What the task requires >> In the data below, locate the line containing "Rebuild this diagram" and the line containing "by application with", then retype both and everything between them exactly. Pictures are not part of the copy.

Input rows >>
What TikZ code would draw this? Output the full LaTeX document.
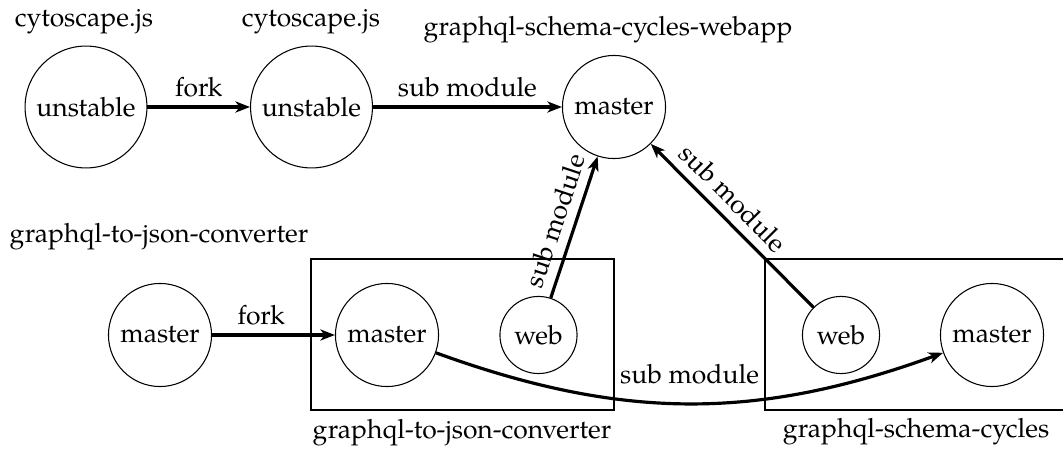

--

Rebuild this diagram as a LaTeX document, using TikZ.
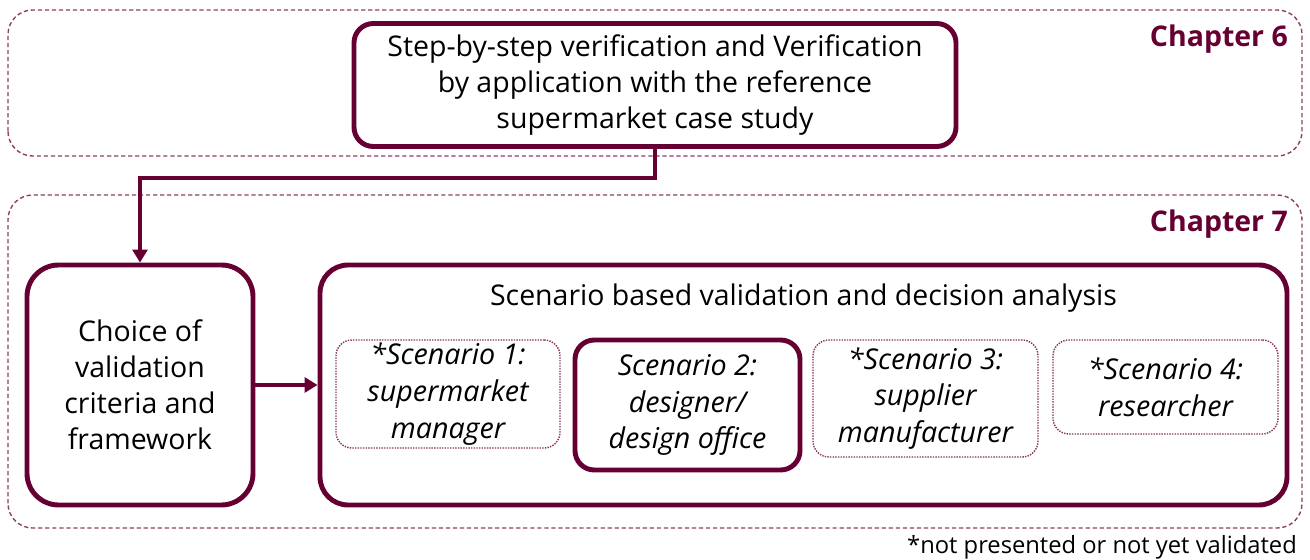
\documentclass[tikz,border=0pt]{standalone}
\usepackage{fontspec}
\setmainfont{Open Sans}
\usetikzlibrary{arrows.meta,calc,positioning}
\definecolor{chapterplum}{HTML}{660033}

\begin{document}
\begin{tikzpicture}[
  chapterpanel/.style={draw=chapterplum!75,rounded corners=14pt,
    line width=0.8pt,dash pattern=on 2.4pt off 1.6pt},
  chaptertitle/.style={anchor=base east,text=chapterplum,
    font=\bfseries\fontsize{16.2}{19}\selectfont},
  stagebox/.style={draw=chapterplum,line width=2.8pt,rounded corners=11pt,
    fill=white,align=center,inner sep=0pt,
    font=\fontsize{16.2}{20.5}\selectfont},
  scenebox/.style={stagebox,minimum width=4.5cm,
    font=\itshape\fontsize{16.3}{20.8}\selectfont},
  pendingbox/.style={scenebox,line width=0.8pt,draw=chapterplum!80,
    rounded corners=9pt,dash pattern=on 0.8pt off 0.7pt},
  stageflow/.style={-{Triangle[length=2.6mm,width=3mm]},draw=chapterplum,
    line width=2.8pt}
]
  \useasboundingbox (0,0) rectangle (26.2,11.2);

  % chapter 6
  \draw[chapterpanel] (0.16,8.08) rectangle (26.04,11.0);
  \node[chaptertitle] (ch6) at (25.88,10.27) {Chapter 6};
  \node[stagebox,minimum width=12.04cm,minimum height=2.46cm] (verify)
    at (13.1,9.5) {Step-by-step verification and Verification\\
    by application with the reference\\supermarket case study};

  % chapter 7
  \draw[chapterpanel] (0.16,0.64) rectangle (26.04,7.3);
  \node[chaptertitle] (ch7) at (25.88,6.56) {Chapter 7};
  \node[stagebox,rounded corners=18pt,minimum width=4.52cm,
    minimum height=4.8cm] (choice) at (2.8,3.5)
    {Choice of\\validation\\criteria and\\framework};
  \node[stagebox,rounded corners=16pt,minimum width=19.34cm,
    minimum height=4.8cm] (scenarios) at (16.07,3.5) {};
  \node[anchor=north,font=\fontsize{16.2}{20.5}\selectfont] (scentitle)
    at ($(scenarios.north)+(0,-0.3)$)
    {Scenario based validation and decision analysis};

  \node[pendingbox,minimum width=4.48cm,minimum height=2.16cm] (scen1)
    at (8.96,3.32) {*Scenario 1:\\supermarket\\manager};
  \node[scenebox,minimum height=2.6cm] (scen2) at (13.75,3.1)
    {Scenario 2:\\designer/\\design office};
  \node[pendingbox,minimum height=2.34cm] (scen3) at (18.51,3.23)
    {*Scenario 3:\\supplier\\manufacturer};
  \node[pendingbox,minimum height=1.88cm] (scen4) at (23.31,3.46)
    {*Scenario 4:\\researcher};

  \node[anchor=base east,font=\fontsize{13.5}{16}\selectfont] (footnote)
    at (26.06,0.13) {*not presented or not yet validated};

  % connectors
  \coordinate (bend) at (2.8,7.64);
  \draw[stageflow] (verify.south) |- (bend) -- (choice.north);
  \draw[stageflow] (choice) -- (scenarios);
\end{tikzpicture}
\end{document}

Answer for this exercise >>
Rebuild this diagram as a LaTeX document, using TikZ.
\documentclass[tikz,border=0pt]{standalone}
\usepackage{fontspec}
\setmainfont{Open Sans}
\usetikzlibrary{arrows.meta,calc,positioning}
\definecolor{chapterplum}{HTML}{660033}

\begin{document}
\begin{tikzpicture}[
  chapterpanel/.style={draw=chapterplum!75,rounded corners=14pt,
    line width=0.8pt,dash pattern=on 2.4pt off 1.6pt},
  chaptertitle/.style={anchor=base east,text=chapterplum,
    font=\bfseries\fontsize{16.2}{19}\selectfont},
  stagebox/.style={draw=chapterplum,line width=2.8pt,rounded corners=11pt,
    fill=white,align=center,inner sep=0pt,
    font=\fontsize{16.2}{20.5}\selectfont},
  scenebox/.style={stagebox,minimum width=4.5cm,
    font=\itshape\fontsize{16.3}{20.8}\selectfont},
  pendingbox/.style={scenebox,line width=0.8pt,draw=chapterplum!80,
    rounded corners=9pt,dash pattern=on 0.8pt off 0.7pt},
  stageflow/.style={-{Triangle[length=2.6mm,width=3mm]},draw=chapterplum,
    line width=2.8pt}
]
  \useasboundingbox (0,0) rectangle (26.2,11.2);

  % chapter 6
  \draw[chapterpanel] (0.16,8.08) rectangle (26.04,11.0);
  \node[chaptertitle] (ch6) at (25.88,10.27) {Chapter 6};
  \node[stagebox,minimum width=12.04cm,minimum height=2.46cm] (verify)
    at (13.1,9.5) {Step-by-step verification and Verification\\
    by application with the reference\\supermarket case study};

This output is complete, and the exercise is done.